Mucho más chusco, pero no por ello menos real, es el problema con que te puedes encontrar si tienes la mala suerte de pasar por debajo de un nido justo en el momento en el que una de sus ocupantes ha decidido ir al servicio; porque si ya una cagada de paloma no deja de tener su intríngulis, imagínense que les cae encima su primo de Zumosol... y aunque a mí, por suerte, nunca me ha pasado, sé de quien tuvo menos fortuna que yo y les puedo asegurar que desde entonces no es precisamente simpatía lo que siente por las cigüeñas.
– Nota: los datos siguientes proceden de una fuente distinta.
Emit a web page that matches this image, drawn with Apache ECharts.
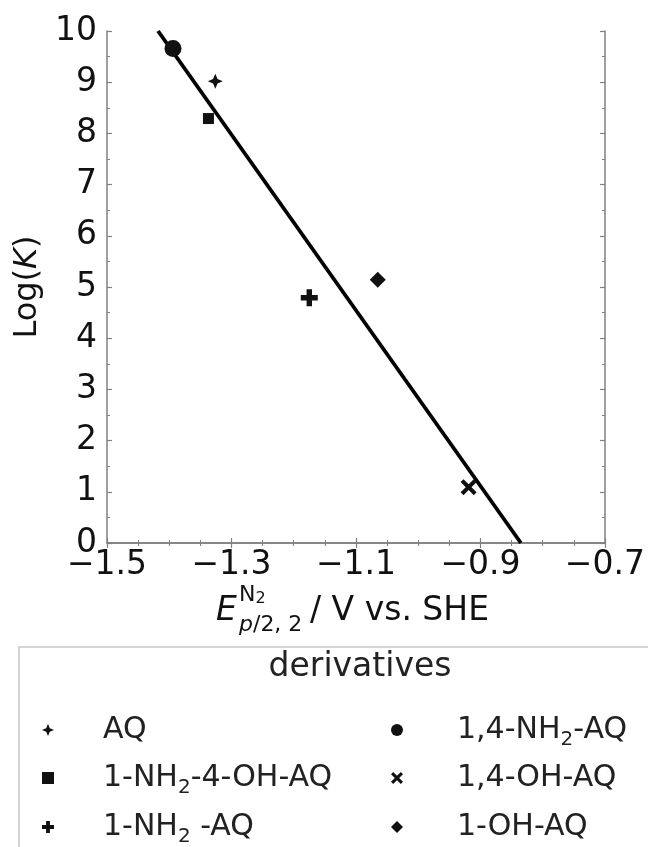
<!DOCTYPE html>
<html>
<head>
<meta charset="utf-8">
<script src="https://cdn.jsdelivr.net/npm/echarts@6/dist/echarts.min.js"></script>
<style>
  html, body { margin: 0; padding: 0; background: #fff; }
  #chart { width: 648px; height: 847px; }
</style>
</head>
<body>
<div id="chart"></div>
<script>
// data
const seriesNames = ['AQ', '1-NH2-4-OH-AQ', '1-NH2-AQ', '1,4-NH2-AQ', '1,4-OH-AQ', '1-OH-AQ'];
const potentials = [-1.326, -1.337, -1.175, -1.394, -0.919, -1.065];
const logK = [9.02, 8.29, 4.79, 9.66, 1.09, 5.14];
const fitX = [-1.418, -0.835];
const fitY = [10, 0];

const FONT = 'DejaVu Sans';
const INK = '#111';
const AXIS_GREY = '#808080';

// marker shapes
const STAR = 'path://M0,-50 L15,-15 L50,0 L15,15 L0,50 L-15,15 L-50,0 L-15,-15 Z';
const PLUS = 'path://M-16,-50 L16,-50 L16,-16 L50,-16 L50,16 L16,16 L16,50 L-16,50 L-16,16 L-50,16 L-50,-16 L-16,-16 Z';
const CROSS = 'path://M-50,-32 L-32,-50 L0,-18 L32,-50 L50,-32 L18,0 L50,32 L32,50 L0,18 L-32,50 L-50,32 L-18,0 Z';
const markerStyle = {
  'AQ': { symbol: STAR, size: 15 },
  '1-NH2-4-OH-AQ': { symbol: 'rect', size: 11 },
  '1-NH2-AQ': { symbol: PLUS, size: 17 },
  '1,4-NH2-AQ': { symbol: 'circle', size: 17 },
  '1,4-OH-AQ': { symbol: CROSS, size: 16 },
  '1-OH-AQ': { symbol: 'diamond', size: 16 }
};

// legend layout: two columns of three rows
const legendCols = [42, 391];
const legendTextPad = [44, 49];
const legendRowTop = [710, 758, 807];

const minus = v => v.toFixed(1).replace('-', '\u2212');

// legend text with subscript 2
const legendText = name => {
  let s = '{n|' + name.replace(/NH2/g, 'NH}{sub|2}{n|') + '}';
  if (name === '1-NH2-AQ') s = s.replace('{n|-AQ}', '{n| -AQ}');
  return s;
};

const chart = echarts.init(document.getElementById('chart'));

const series = seriesNames.map((name, i) => ({
  name: name,
  type: 'scatter',
  data: [[potentials[i], logK[i]]],
  symbol: markerStyle[name].symbol,
  symbolSize: markerStyle[name].size,
  itemStyle: { color: INK, opacity: 1 },
  z: 3
}));
series.push({
  name: 'fit',
  type: 'line',
  data: fitX.map((x, i) => [x, fitY[i]]),
  symbol: 'none',
  lineStyle: { color: '#000', width: 3.8 },
  silent: true,
  z: 2
});

const tickCommon = {
  axisLine: { show: true, lineStyle: { color: AXIS_GREY, width: 1.5 } },
  axisTick: { show: true, inside: true, length: 5, lineStyle: { color: AXIS_GREY, width: 1.2 } },
  splitLine: { show: false }
};
const minor = n => ({ show: true, splitNumber: n, length: 3, lineStyle: { color: AXIS_GREY, width: 1 } });

const legends = seriesNames.map((name, i) => {
  const col = Math.floor(i / 3);
  return {
    data: [name],
    orient: 'vertical',
    left: legendCols[col],
    top: legendRowTop[i % 3],
    itemWidth: 12,
    itemHeight: 12,
    padding: 0,
    selectedMode: false,
    formatter: legendText,
    textStyle: {
      padding: [0, 0, 0, legendTextPad[col]],
      lineHeight: 40,
      rich: {
        n: { fontFamily: FONT, fontSize: 30, color: '#222', lineHeight: 40 },
        sub: { fontFamily: FONT, fontSize: 20, color: '#222', lineHeight: 40, verticalAlign: 'bottom' }
      }
    }
  };
});

const option = {
  animation: false,
  backgroundColor: '#fff',
  grid: { left: 107, right: 42, top: 31, bottom: 304 },
  xAxis: [
    Object.assign({
      type: 'value', min: -1.5, max: -0.7, interval: 0.2, position: 'bottom',
      axisLabel: { formatter: minus, fontFamily: FONT, fontSize: 33, color: INK, margin: 6 },
      minorTick: minor(4)
    }, tickCommon),
    Object.assign({
      type: 'value', min: -1.5, max: -0.7, interval: 0.2, position: 'top',
      axisLabel: { show: false },
      minorTick: minor(4)
    }, tickCommon)
  ],
  yAxis: [
    Object.assign({
      type: 'value', min: 0, max: 10, interval: 1, position: 'left',
      axisLabel: { fontFamily: FONT, fontSize: 33, color: INK, margin: 10 },
      minorTick: minor(2),
      name: '{n|Log(}{i|K}{n|)}',
      nameLocation: 'middle',
      nameGap: 63,
      nameRotate: 90,
      nameTextStyle: {
        rich: {
          n: { fontFamily: FONT, fontSize: 32, color: INK },
          i: { fontFamily: FONT, fontSize: 32, color: INK, fontStyle: 'italic' }
        }
      }
    }, tickCommon),
    Object.assign({
      type: 'value', min: 0, max: 10, interval: 1, position: 'right',
      axisLabel: { show: false },
      minorTick: minor(2)
    }, tickCommon)
  ],
  legend: legends,
  graphic: [
    // legend frame and title
    {
      type: 'rect', silent: true,
      shape: { x: 19, y: 647, width: 700, height: 260 },
      style: { fill: 'none', stroke: '#d4d4d4', lineWidth: 2 }
    },
    {
      type: 'text', silent: true, x: 360, y: 667,
      style: { text: 'derivatives', font: '33px "DejaVu Sans"', fill: '#222', align: 'center', verticalAlign: 'middle' }
    },
    // x axis title: E_{p/2,2}^{N2} / V vs. SHE
    {
      type: 'text', silent: true, x: 216, y: 611,
      style: { text: 'E', font: 'italic 33px "DejaVu Sans"', fill: INK, verticalAlign: 'middle' }
    },
    {
      type: 'text', silent: true, x: 239, y: 583,
      style: {
        text: '{n|N}{s|2}', verticalAlign: 'top',
        rich: {
          n: { font: '22px "DejaVu Sans"', fill: INK, lineHeight: 24 },
          s: { font: '16px "DejaVu Sans"', fill: INK, lineHeight: 24, verticalAlign: 'bottom', padding: [8, 0, 0, 0] }
        }
      }
    },
    {
      type: 'text', silent: true, x: 239, y: 625,
      style: {
        text: '{i|p}{n|/2, 2}', verticalAlign: 'middle',
        rich: {
          i: { font: 'italic 22px "DejaVu Sans"', fill: INK },
          n: { font: '22px "DejaVu Sans"', fill: INK }
        }
      }
    },
    {
      type: 'text', silent: true, x: 310, y: 611,
      style: { text: '/ V vs. SHE', font: '33px "DejaVu Sans"', fill: INK, verticalAlign: 'middle' }
    }
  ],
  series: series
};

chart.setOption(option);
</script>
</body>
</html>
Sin embargo, y hablo con conocimiento de causa puesto que Alcalá de Henares, mi ciudad natal, cuenta con una de las mayores colonias cigüeñiles de todo el centro de la península, los ayuntamientos implicados no suelen advertir de esta circunstancia a los peatones incautos, pese a que el riesgo de que te caiga encima el regalito no es en modo alguno baladí.

Por esta razón, me sorprendió bastante el aviso con el que me encontré en la base de la torre de una de las iglesias de la población sevillana de Cazalla de la Sierra, concretamente la de San Benito, todavía más por tratarse de un azulejo con pretensiones de perpetuidad y no de un simple rótulo de esos que tanto gustan a los ayuntamientos y que acaban borrándose o cayéndose a trozos a los pocos años de haberlos puesto. En él, y de forma harto explícita sin necesidad de recurrir a esos eufemismos cursis a los que tan aficionados son los adoradores de la corrección política, se advierte de la conveniencia de tener cuidado con los excrementos de las cigüeñas que anidan en el chapitel, añadiendo además, por si acaso alguien estuviera despistando, una flecha que indica que el peligro potencial viene de arriba.

De esta manera, si alguien tiene un percance no podrá decir que no había sido avisado. Más claro, imposible.